IBADAH SETELAH RAMADHAN
SETELAH RAMADHAN, BERIBADAH
SAMPAI MATI
Segala puji
bagi Allah, Rabb semesta alam. Shalawat dan salam kepada Nabi kita Muhammad,
keluarga dan sahabatnya.
Bulan Ramadhan, sungguh membawa
berbagai berkah. Lihat saja bagaimana di bulan suci tersebut marak sekali
berbagai aktivitas ibadah di berbagai masjid. Mulai dari orang-orang rajin ke
masjid untuk melaksanakan shalat lima waktu dan shalat tarawih. Begitu pula
kegiatan rutin tadarusan setiap malamnya. Ini semua merupakan tanda keberkahan
bulan tersebut. Namun, kadangkala kita saksikan bahwa ibadah-ibadah yang
dilakukan ini hanya musiman. Contohnya saja, shalat lima waktu. Di bulan
Ramadhan, boleh jadi rajin bukan kepalang. Setelah bulan Ramadhan, seakan-akan
tidak ada bekas yang tersisa atau mungkin sudah semakin diremehkan karena
sering bolongnya dalam mengerjakan shalat.
Tulisan ini adalah sebagai penjelas,
apa saja amalan yang bisa kita jaga selepas ramadhan. Sebelumnya kami akan
menjelaskan tentang pentingnya menjaga amalan.
Beribadah
Bukan Musiman
Amal seorang mukmin seharusnya
barulah berakhir ketika ajal datang menjemput. Al Hasan Al Bashri rahimahullah
mengatakan, ”Sesungguhnya Allah Ta’ala tidaklah menjadikan
ajal (waktu akhir) untuk amalan seorang mukmin selain kematiannya.” Lalu Al
Hasan membaca firman Allah, “Dan sembahlah Rabbmu sampai datang kepadamu al
yaqin (yakni ajal).” (QS. Al Hijr: 99).[1]
Ibnu ’Abbas, Mujahid dan mayoritas ulama
mengatakan bahwa maksud ”al yaqin” dalam ayat tersebut adalah kematian.

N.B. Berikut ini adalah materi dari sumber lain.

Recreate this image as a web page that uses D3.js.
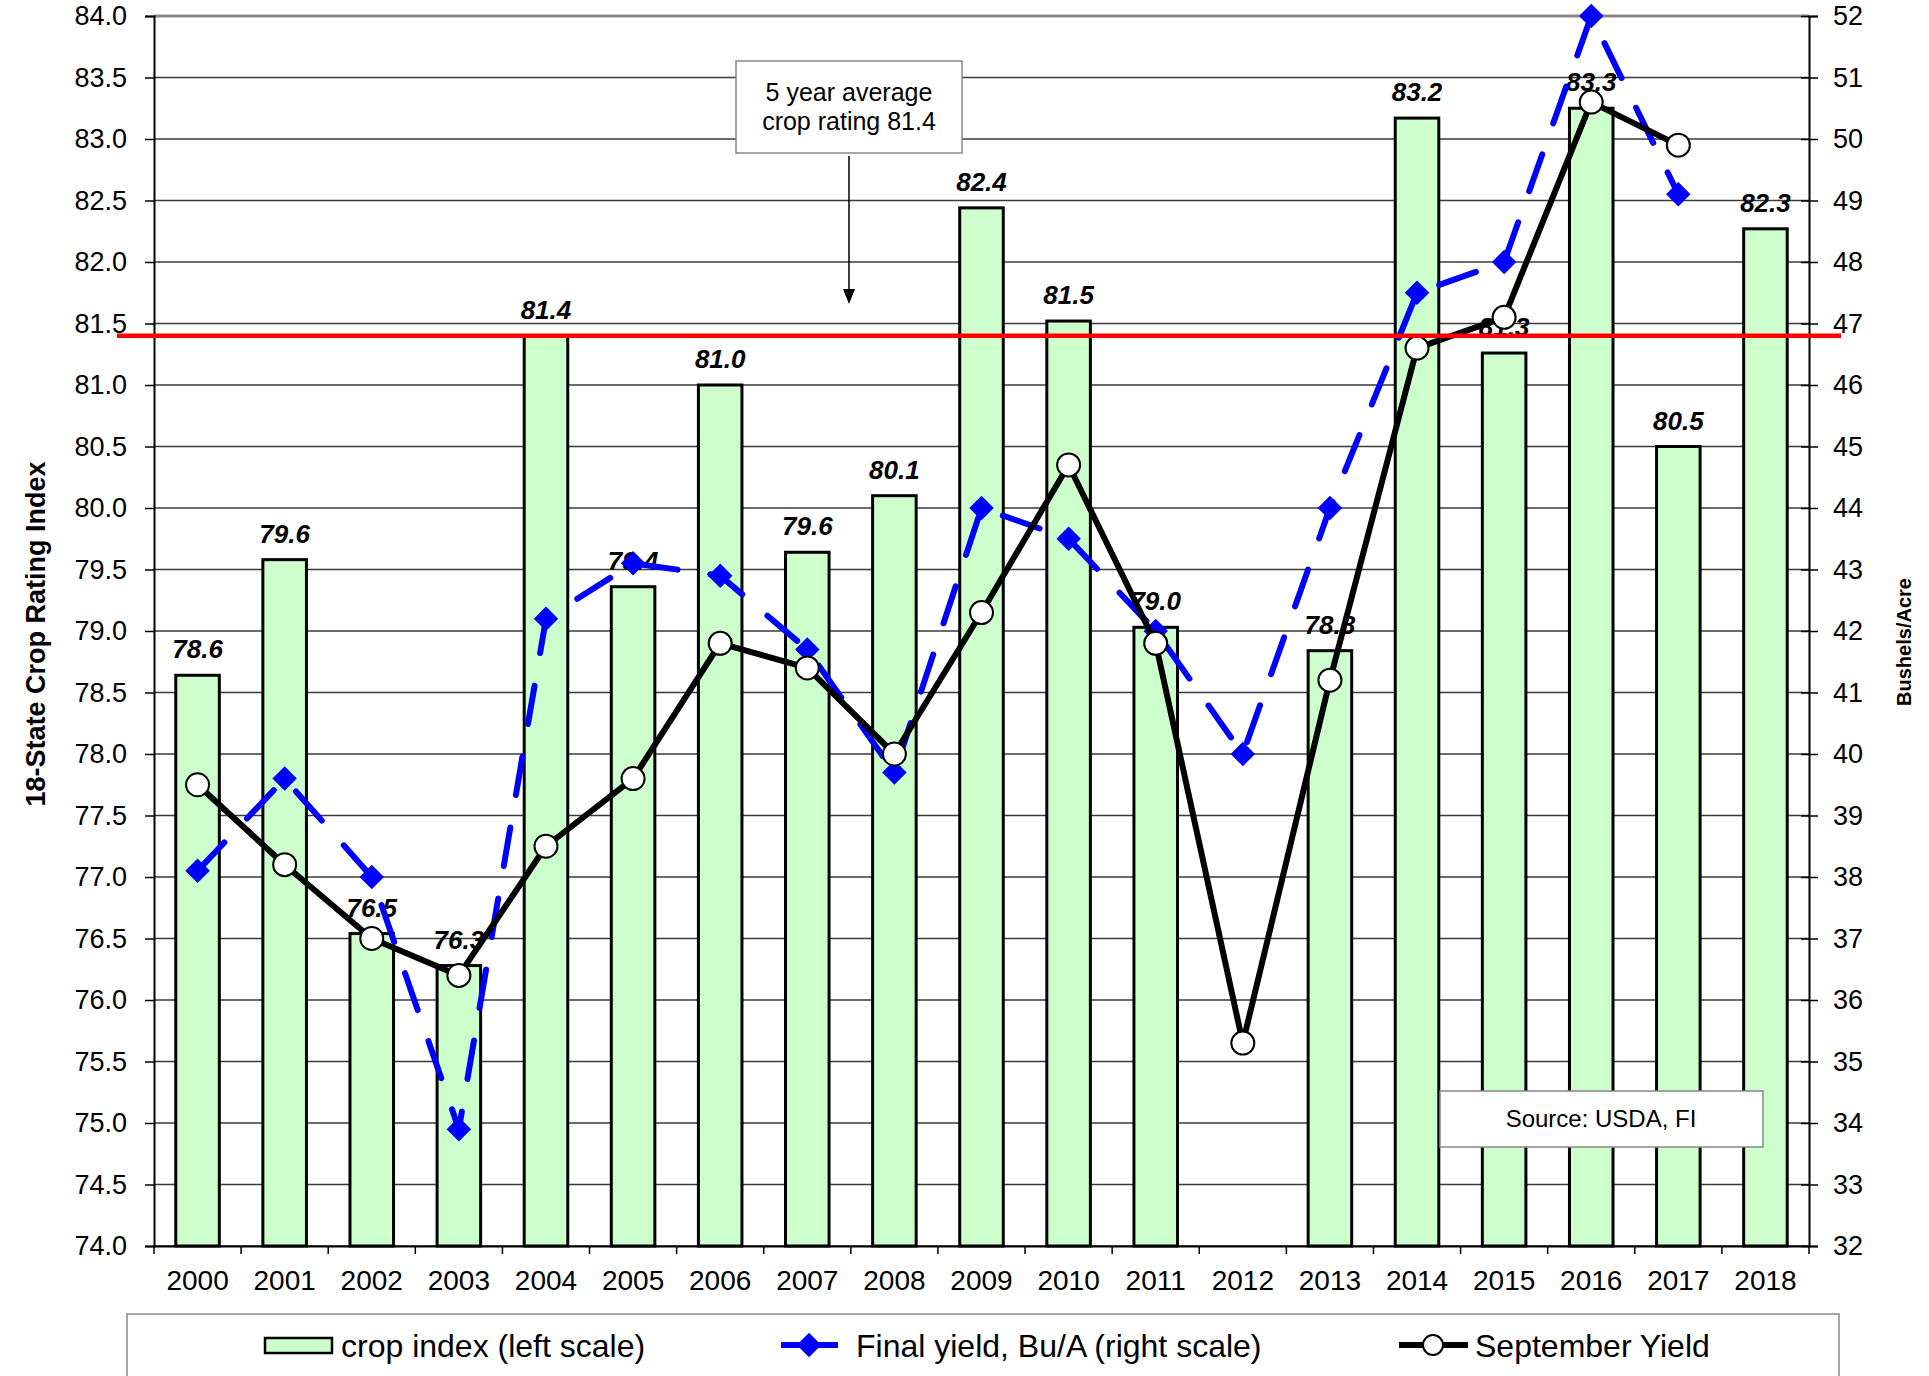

Kematian disebut al yaqin karena kematian itu sesuatu yang diyakini
pasti terjadi.
Az Zujaaj mengatakan bahwa makna
ayat ini adalah sembahlah Allah selamanya. Ulama lainnya mengatakan,
“Sembahlah Allah bukan pada waktu tertentu saja”. Jika memang maksudnya
adalah demikian tentu orang yang melakukan ibadah sekali saja, maka ia sudah
disebut orang yang taat. Namun Allah Ta’ala berfirman (yang
artinya), “Sembahlah Allah sampai datang ajal”. Ini menunjukkan bahwa
ibadah itu diperintahkan selamanya sepanjang hayat.[2]
Ibnu Katsir rahimahullah mengatakan,
“Dari ayat ini menunjukkan bahwa ibadah seperti shalat dan semacamnya wajib
dilakukan selamanya selama akalnya masih ada. Ia melakukannya sesuai dengan
kondisi yang ia mampu.”[3]
Nabi shallallahu ‘alaihi wa
sallam pun memerintahkan kita beribadah bukan hanya sesaat, bukan
hanya musiman, bukan hanya di bulan Ramadhan. Dari ’Aisyah –radhiyallahu
’anha-, beliau mengatakan bahwa Rasulullah shallallahu ’alaihi wa
sallam bersabda, ”Amalan yang paling dicintai oleh Allah Ta’ala adalah
amalan yang kontinyu walaupun itu sedikit.” ’Aisyah pun ketika melakukan
suatu amalan selalu berkeinginan keras untuk merutinkannya. [4]
Ibnu Rajab Al Hambali mengatakan,
”Yang dimaksud dengan hadits tersebut adalah agar kita bisa pertengahan dalam
melakukan amalan dan berusaha melakukan suatu amalan sesuai dengan kemampuan.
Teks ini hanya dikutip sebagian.